St Paul Miki and Companions

“LORD, God of Israel, there is no God like you in heaven above or on earth below; you keep your covenant of mercy with your servants who are faithful to you with their whole heart." I Kgs 8:23

Sometimes, when we celebrate a saint's liturgical feast day, we forget who the companions were. This is a shame because it cheats us from celebrating everyday people. The twenty six companions of St. Paul Miki included people, the young and the old, from ever walk of life.
The twenty-six martyrs of Japan were crucified on a hill, now known as the Holy Mountain, overlooking Nagasaki. Among them were priests, brothers and laymen, Franciscans, Jesuits and members of the Secular Franciscan Order; there were catechists, doctors, simple artisans and servants, old men and innocent children—all united in a common faith and love for Jesus and his church. (Catholic Culture)
The history of our church is replete with a wonderful variety of saints and blesseds, all of whom deserve our admiration. If only we knew the stories of more ordinary people, not just bishops, priests and religious, we would understand more deeply how important it is to ask God to make us saints right where we are.

Today, pray to one of the lay men and women Japanese martyrs.

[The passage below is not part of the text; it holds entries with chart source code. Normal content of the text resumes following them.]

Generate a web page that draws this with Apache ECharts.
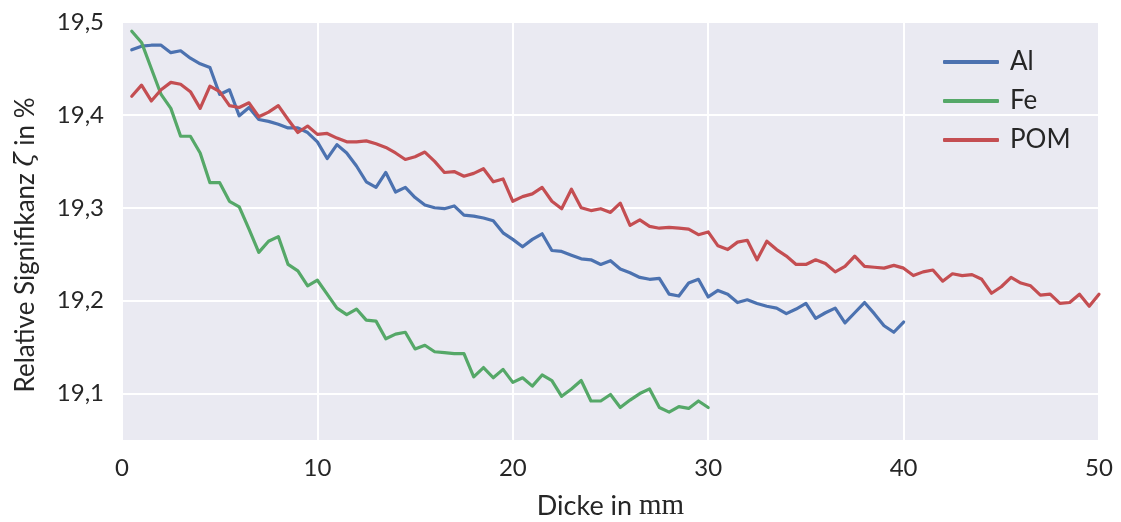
<!DOCTYPE html>
<html>
<head>
<meta charset="utf-8">
<script src="https://cdn.jsdelivr.net/npm/echarts@6/dist/echarts.min.js"></script>
<style>
  html, body { margin: 0; padding: 0; background: #ffffff; }
  #chart { width: 1121px; height: 522px; }
</style>
</head>
<body>
<div id="chart"></div>
<script>
// Plate thickness in mm (shared x values for all materials)
const thickness = [
  0.5, 1, 1.5, 2, 2.5, 3, 3.5, 4, 4.5, 5, 5.5, 6, 6.5, 7, 7.5, 8, 8.5, 9, 9.5, 10,
  10.5, 11, 11.5, 12, 12.5, 13, 13.5, 14, 14.5, 15, 15.5, 16, 16.5, 17, 17.5, 18, 18.5, 19, 19.5, 20,
  20.5, 21, 21.5, 22, 22.5, 23, 23.5, 24, 24.5, 25, 25.5, 26, 26.5, 27, 27.5, 28, 28.5, 29, 29.5, 30,
  30.5, 31, 31.5, 32, 32.5, 33, 33.5, 34, 34.5, 35, 35.5, 36, 36.5, 37, 37.5, 38, 38.5, 39, 39.5, 40,
  40.5, 41, 41.5, 42, 42.5, 43, 43.5, 44, 44.5, 45, 45.5, 46, 46.5, 47, 47.5, 48, 48.5, 49, 49.5, 50
];

// Relative significance in % per material
const alValues = [
  19.470, 19.474, 19.475, 19.475, 19.467, 19.469, 19.461, 19.455, 19.451, 19.422,
  19.427, 19.399, 19.408, 19.395, 19.393, 19.390, 19.386, 19.386, 19.381, 19.371,
  19.353, 19.368, 19.359, 19.345, 19.328, 19.322, 19.338, 19.317, 19.322, 19.311,
  19.303, 19.300, 19.299, 19.302, 19.292, 19.291, 19.289, 19.286, 19.273, 19.266,
  19.258, 19.266, 19.272, 19.254, 19.253, 19.249, 19.245, 19.244, 19.239, 19.243,
  19.234, 19.230, 19.225, 19.223, 19.224, 19.207, 19.205, 19.219, 19.223, 19.204,
  19.211, 19.207, 19.198, 19.201, 19.197, 19.194, 19.192, 19.186, 19.191, 19.197,
  19.181, 19.187, 19.192, 19.176, 19.187, 19.198, 19.186, 19.173, 19.166, 19.177
];

const feValues = [
  19.490, 19.478, 19.450, 19.422, 19.407, 19.377, 19.377, 19.359, 19.327, 19.327,
  19.307, 19.301, 19.277, 19.252, 19.264, 19.269, 19.239, 19.232, 19.216, 19.222,
  19.207, 19.192, 19.185, 19.191, 19.179, 19.178, 19.159, 19.164, 19.166, 19.148,
  19.152, 19.145, 19.144, 19.143, 19.143, 19.118, 19.128, 19.117, 19.126, 19.112,
  19.117, 19.108, 19.120, 19.114, 19.097, 19.105, 19.114, 19.092, 19.092, 19.099,
  19.085, 19.093, 19.100, 19.105, 19.085, 19.080, 19.086, 19.084, 19.092, 19.085
];

const pomValues = [
  19.420, 19.432, 19.415, 19.427, 19.435, 19.433, 19.425, 19.407, 19.431, 19.425,
  19.410, 19.408, 19.413, 19.398, 19.403, 19.410, 19.395, 19.381, 19.388, 19.379,
  19.380, 19.375, 19.371, 19.371, 19.372, 19.369, 19.365, 19.359, 19.352, 19.355,
  19.360, 19.350, 19.338, 19.339, 19.334, 19.337, 19.342, 19.328, 19.331, 19.307,
  19.312, 19.315, 19.322, 19.307, 19.299, 19.320, 19.300, 19.297, 19.299, 19.295,
  19.305, 19.281, 19.287, 19.280, 19.278, 19.279, 19.278, 19.277, 19.271, 19.274,
  19.259, 19.255, 19.263, 19.265, 19.244, 19.264, 19.255, 19.248, 19.239, 19.239,
  19.244, 19.240, 19.231, 19.237, 19.248, 19.237, 19.236, 19.235, 19.238, 19.235,
  19.227, 19.231, 19.233, 19.221, 19.229, 19.227, 19.228, 19.223, 19.208, 19.215,
  19.225, 19.219, 19.216, 19.206, 19.207, 19.197, 19.198, 19.207, 19.194, 19.207
];

const seriesNames = ['Al', 'Fe', 'POM'];
const seriesColors = ['#4C72B0', '#55A868', '#C44E52'];
const yTickValues = [19.1, 19.2, 19.3, 19.4, 19.5];

const FONT = 'Lato, "DejaVu Sans", sans-serif';
const SERIF = '"Liberation Serif", "DejaVu Serif", serif';
const TEXT = '#262626';

function pairs(values) {
  return values.map((v, i) => [thickness[i], v]);
}

const chart = echarts.init(document.getElementById('chart'), null, { renderer: 'canvas' });

chart.setOption({
  animation: false,
  backgroundColor: '#ffffff',
  textStyle: { fontFamily: FONT, color: TEXT },
  grid: {
    left: 122, right: 22, top: 22, bottom: 82,
    outerBoundsMode: 'none',
    containLabel: false,
    show: true, backgroundColor: '#EAEAF2', borderWidth: 0
  },
  legend: {
    orient: 'vertical',
    left: 938, top: 44,
    itemWidth: 56, itemHeight: 4, itemGap: 13,
    icon: 'roundRect',
    textStyle: { fontFamily: FONT, fontSize: 26, color: TEXT, padding: [0, 0, 0, 6] },
    data: seriesNames
  },
  xAxis: {
    type: 'value',
    min: 0, max: 50, interval: 10,
    axisLine: { show: false },
    axisTick: { show: false },
    axisLabel: { fontFamily: FONT, fontSize: 24, color: TEXT, margin: 16 },
    splitLine: { show: true, lineStyle: { color: '#ffffff', width: 2 } },
    name: 'Dicke in {m|mm}',
    nameLocation: 'middle',
    nameGap: 52,
    nameTextStyle: {
      fontFamily: FONT, fontSize: 27, color: TEXT,
      rich: { m: { fontFamily: SERIF, fontSize: 29, color: TEXT } }
    }
  },
  yAxis: {
    type: 'value',
    min: 19.05, max: 19.5,
    axisLine: { show: false },
    axisTick: { show: false, customValues: yTickValues },
    axisLabel: {
      fontFamily: FONT, fontSize: 24, color: TEXT, margin: 18,
      customValues: yTickValues,
      formatter: v => v.toFixed(1).replace('.', ',')
    },
    splitLine: { show: true, lineStyle: { color: '#ffffff', width: 2 } },
    name: 'Relative Signifikanz {z|ζ\u0304} in %',
    nameLocation: 'middle',
    nameRotate: 90,
    nameGap: 83,
    nameTextStyle: {
      fontFamily: FONT, fontSize: 26, color: TEXT,
      padding: [0, 28, 0, 0],
      rich: { z: { fontFamily: '"DejaVu Serif", serif', fontStyle: 'italic', fontSize: 26, color: TEXT } }
    }
  },
  series: [
    { name: seriesNames[0], data: pairs(alValues) },
    { name: seriesNames[1], data: pairs(feValues) },
    { name: seriesNames[2], data: pairs(pomValues) }
  ].map((s, i) => ({
    type: 'line',
    name: s.name,
    data: s.data,
    symbol: 'none',
    color: seriesColors[i],
    lineStyle: { color: seriesColors[i], width: 3.2, join: 'round', cap: 'round' },
    itemStyle: { color: seriesColors[i] }
  }))
});
</script>
</body>
</html>
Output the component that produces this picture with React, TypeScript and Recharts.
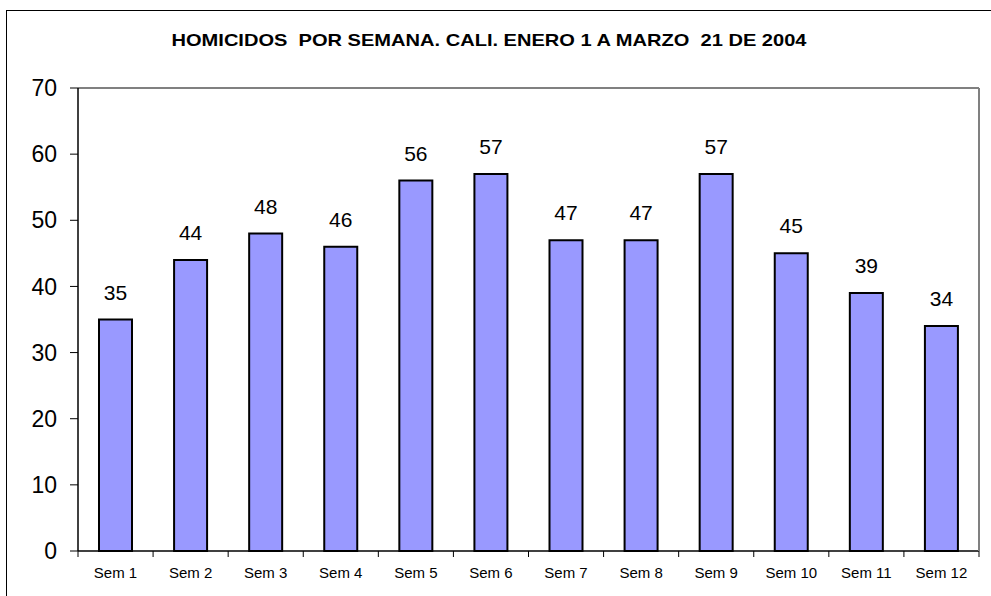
import { BarChart, Bar, XAxis, YAxis, LabelList } from "recharts";

const WEEKS = [
  "Sem 1",
  "Sem 2",
  "Sem 3",
  "Sem 4",
  "Sem 5",
  "Sem 6",
  "Sem 7",
  "Sem 8",
  "Sem 9",
  "Sem 10",
  "Sem 11",
  "Sem 12",
];
const HOMICIDES = [35, 44, 48, 46, 56, 57, 47, 47, 57, 45, 39, 34];
const Y_TICKS = [0, 10, 20, 30, 40, 50, 60, 70];
// category boundaries, Excel puts the x tick marks between the bars
const X_BOUNDARIES = [0, 1, 2, 3, 4, 5, 6, 7, 8, 9, 10, 11, 12];

const TITLE = "HOMICIDOS  POR SEMANA. CALI. ENERO 1 A MARZO  21 DE 2004";
const FONT = "'Liberation Sans', Arial, sans-serif";

const data = WEEKS.map((name, i) => ({ name, pos: i + 0.5, value: HOMICIDES[i] }));

export default function App() {
  return (
    <div
      style={{
        position: "absolute",
        left: 0,
        top: 0,
        width: 991,
        height: 596,
        background: "#fff",
        fontFamily: FONT,
        overflow: "hidden",
      }}
    >
      {/* chart area frame, only left and top edges are visible */}
      <div
        style={{
          position: "absolute",
          left: 6,
          top: 10,
          width: 991,
          height: 600,
          borderLeft: "1px solid #000",
          borderTop: "1px solid #000",
        }}
      />
      <div
        style={{
          position: "absolute",
          left: 0,
          top: 31,
          width: 978,
          textAlign: "center",
          fontSize: 17,
          fontWeight: "bold",
          whiteSpace: "pre",
          lineHeight: "20px",
          transform: "scaleX(1.18)",
          transformOrigin: "489px 0",
        }}
      >
        {TITLE}
      </div>
      <BarChart
        width={991}
        height={596}
        data={data}
        margin={{ top: 87, right: 11, bottom: 15, left: 0 }}
        barCategoryGap={0}
      >
        <XAxis
          xAxisId="top"
          orientation="top"
          dataKey="name"
          height={1}
          tick={false}
          tickLine={false}
          axisLine={{ stroke: "#808080", strokeWidth: 2 }}
        />
        <XAxis
          xAxisId="bounds"
          type="number"
          dataKey="pos"
          domain={[0, 12]}
          allowDataOverflow
          ticks={X_BOUNDARIES}
          interval={0}
          height={1}
          tickFormatter={() => ""}
          tickSize={6}
          tickLine={{ stroke: "#000", strokeWidth: 1 }}
          axisLine={{ stroke: "#000", strokeWidth: 1.5 }}
        />
        <XAxis
          xAxisId="cat"
          dataKey="name"
          height={29}
          tickLine={false}
          tickSize={6}
          tickMargin={9}
          axisLine={false}
          tick={{ fontSize: 15, fill: "#000", fontFamily: FONT }}
          interval={0}
        />
        <YAxis
          yAxisId="right"
          orientation="right"
          width={1}
          tick={false}
          tickLine={false}
          axisLine={{ stroke: "#808080", strokeWidth: 2 }}
        />
        <YAxis
          domain={[0, 70]}
          ticks={Y_TICKS}
          width={78}
          tickSize={8}
          tickMargin={13}
          interval={0}
          tickLine={{ stroke: "#000" }}
          axisLine={{ stroke: "#000", strokeWidth: 1.5 }}
          tick={{ fontSize: 23, fill: "#000", fontFamily: FONT }}
        />
        <Bar
          xAxisId="cat"
          dataKey="value"
          fill="#9999FF"
          stroke="#000"
          strokeWidth={2}
          barSize={33}
          isAnimationActive={false}
        >
          <LabelList
            dataKey="value"
            position="top"
            offset={20}
            style={{ fontSize: 21, fill: "#000", fontFamily: FONT }}
          />
        </Bar>
      </BarChart>
    </div>
  );
}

What qualities do you look for in saintly people?

Sunday, March 4, 2018

St Agatha

"Jesus Christ, Lord of all, you see my heart, you know my desires. Possess all that I am. I am your sheep: make me worthy to overcome the devil." St Agatha

We know almost nothing of St Agatha, but there is a fascinating legend that grew up around her. Because she refused the advances of a suitor who wanted her to marry him and forsake her Christianity, she was tortured and died professing her total commitment to Jesus and her willingness to let him possess her.

The word possession is a difficult one. Often used to speak of the action of the devil, we resist the notion of anyone possessing us. But possession can also be used by lovers to indicate their total willingness to be with one another. In fact, poets suggest that only mutual possession can free us to love without fear. Agatha, in love with her Lord, desires this kind of possession. Hopeful that Jesus will give her the strength she needs to resist anything or anyone that would undermine her faith, Agatha asks to be especially close to Jesus, as near as a sheep to her shepherd at night.

Saints like Agatha remind us to ask ourselves how close we want to be to anyone, much less to the Lord. Do we desire a kind of intimacy that helps us when we are weakest, when everything seems to be falling apart? Are we willing to sacrifice and risk all in order to be near the one who promises never to abandon us?

Today, ask the Lord to accept you as you are.

How do you react to the word possession?